Cookery Maven Blog

Yuletide Blessings

Remembering That It Happened Once
 
Remembering that it happened once,
We cannot turn away the thought,
As we go out, cold, to our barns
Toward the long night’s end, that we
Ourselves are living in the world
It happened in when it first happened,
That we ourselves, opening a stall
(A latch thrown open countless times
Before), might find them breathing there,
Foreknown: the Child bedded in straw,
The mother kneeling over Him,
The husband standing in belief
He scarcely can believe, in light
That lights them from no source we see,
An April morning’s light, the air
Around them joyful as a choir.
We stand with one hand on the door,
Looking into another world
That is this world, the pale daylight
Coming just as before, our chores
To do, the cattle all awake,
Our own frozen breath hanging
In front of us; and we are here
As we have never been before,
Sighted as not before, our place
Holy, although we knew it not.

~ Wendell Berry, A Timbered Choir: The Sabbath Poems 1979-1997

The last words in Berry's poem, "our place Holy, although we knew it not", are guideposts for my navigation through the holiday madness that seems to be a constant companion to Christmas. This poem has become a reminder to explore the humble, ordinary aspects of Christmas (and everyday life) in order to find what's Holy right in front of me. To look for the true spirit of the holiday in Ted's favorite sausage and cheddar breakfast strata (complete with Campbell's Cream of Mushroom soup), in listening to the kids play Scrabble while I'm making dinner, in going for a walk on the beach or sitting around the table and catching up with my favorite people in the world.  

Don't get me wrong, I was a willing and exuberant participant in the Christmas madness when the kids were little. The hours spent trying to decipher instructions for assembling and applying stickers to hundreds of pieces of plastic are a distant but sweet memory.
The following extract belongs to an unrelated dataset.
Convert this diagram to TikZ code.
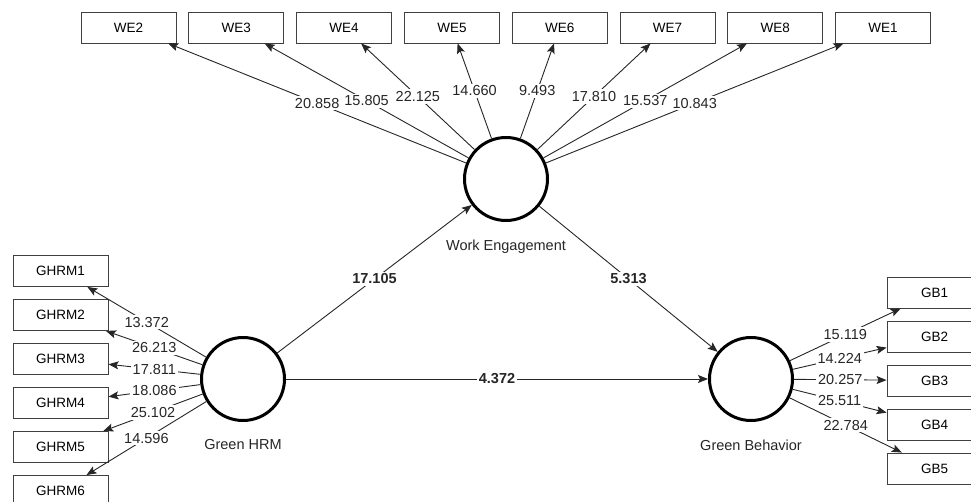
\documentclass[tikz,border=0pt]{standalone}
\usepackage{fontspec}
\setmainfont{Liberation Sans}
\usetikzlibrary{arrows.meta,positioning}

\begin{document}
\begin{tikzpicture}[x=1pt, y=-1pt,
  ind/.style={draw=black!75, line width=0.9pt, minimum width=95pt, minimum height=31pt, inner sep=0pt, font=\fontsize{13.5}{16}\selectfont},
  lv/.style={circle, draw=black, line width=3pt, minimum size=83pt, inner sep=0pt},
  lvname/.style={font=\fontsize{14.5}{17}\selectfont, text=black!85},
  coef/.style={fill=white, inner sep=2pt, font=\fontsize{14.5}{17}\selectfont, text=black!85},
  pcoef/.style={coef, font=\bfseries\fontsize{14.5}{17}\selectfont},
  conn/.style={->, line width=0.9pt, draw=black!85},
  >={Stealth[length=10pt,width=8pt,inset=2pt]}]
  \useasboundingbox (0,0) rectangle (971,502);
  % latent variables
  \node[lv] (we) at (506,179) {};
  \node[lv] (ghrm) at (243,379) {};
  \node[lv] (gb) at (751,379) {};
  \node[lvname, below=14pt of we] (wel) {Work Engagement};
  \node[lvname, below=14pt of ghrm] (ghrml) {Green HRM};
  \node[lvname, below=14pt of gb] (gbl) {Green Behavior};
  % indicators
  \foreach \n [count=\i] in {2,3,4,5,6,7,8,1}
    \node[ind] (WE\n) at ({128.5+107.8*(\i-1)},27.5) {WE\n};
  \foreach \i in {1,...,6}
    \node[ind] (GHRM\i) at (60.5,{271+44*(\i-1)}) {GHRM\i};
  \foreach \i in {1,...,5}
    \node[ind] (GB\i) at (934.5,{292.5+44*(\i-1)}) {GB\i};
  % outer loadings
  \foreach \n/\v in {2/20.858, 3/15.805, 4/22.125, 5/14.660, 6/9.493, 7/17.810, 8/15.537, 1/10.843}
    \draw[conn] (we) -- (WE\n) node[coef, midway] {\v};
  \foreach \n/\v in {1/13.372, 2/26.213, 3/17.811, 4/18.086, 5/25.102, 6/14.596}
    \draw[conn] (ghrm) -- (GHRM\n) node[coef, midway] {\v};
  \foreach \n/\v in {1/15.119, 2/14.224, 3/20.257, 4/25.511, 5/22.784}
    \draw[conn] (gb) -- (GB\n) node[coef, midway] {\v};
  % inner model
  \draw[conn] (ghrm) -- (we) node[pcoef, midway] {17.105};
  \draw[conn] (we) -- (gb) node[pcoef, midway] {5.313};
  \draw[conn] (ghrm) -- (gb) node[pcoef, midway] {4.372};
\end{tikzpicture}
\end{document}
We tried to make sure our kids had a healthy dose of Christmas 'magic' when they were little and looking back on those Christmas mornings, I wouldn't changed a thing. It was the 'right' kind of Christmas for that time in our lives. But I've had to retool my thoughts about what that magic looks like when Santa has been debunked and the kids send me text messages with their Christmas wishlists. 

We've started to create the Dougherty 2.0 Christmas traditions and it's a collaborative effort (and another chance for me to practice my 'I'm-not-overbearing, I-just-love-you-that-much' shtick). Lord knows, I need help getting my act together as a Mom to a bunch of funny, smart, brave, compassionate, and committed young adults, and thank God they're co-creating our new Christmas magic right along with me. We play cards, make cookies, eat extravagant meals, drink wine, talk about how handsome George is, watch movies, wrap presents (and come up with creative gift tags), watch the pups while they open their presents, take saunas, make fires, play Chuck-It with George and Aldo, go on photo safaris, and a hundred other ordinary tasks that accumulate into a lifetime of cherished traditions . 

Now that Jack and Will (and soon Sadie) 'come home' for Christmas, I'm the one who is vibrating in anticipation of a Christmas surprise....except it's not a Barbie townhouse, it's our boys arriving home from Madison. When I walk in the porch and see Jack's shoes by the door, or Will's camera bag on the dining room table, I'm reminded how the space they've left behind can be, so quickly, reclaimed and reoccupied. That while our kids are growing up, they are not growing away and home will always be on Rittenhouse Avenue. When the house is full again, a deeply rooted contentment settles over me because I am "...living in the world It happened in when it first happened." I believe the world holds echoes of all life in its bones and the story of Mary giving birth to her son in a stable happened on the same Earth that I live on now.....that we, and our stories, are all connected. Berry's poem is about holding space for wonder and belief as we move through our lives; doing the mundane in concert with the miraclous. And that's what I carry with me as I spend this Christmas with Ted and the kids....the recognition that in the end, all moments are holy and all existence is magic. No assembly or stickers required.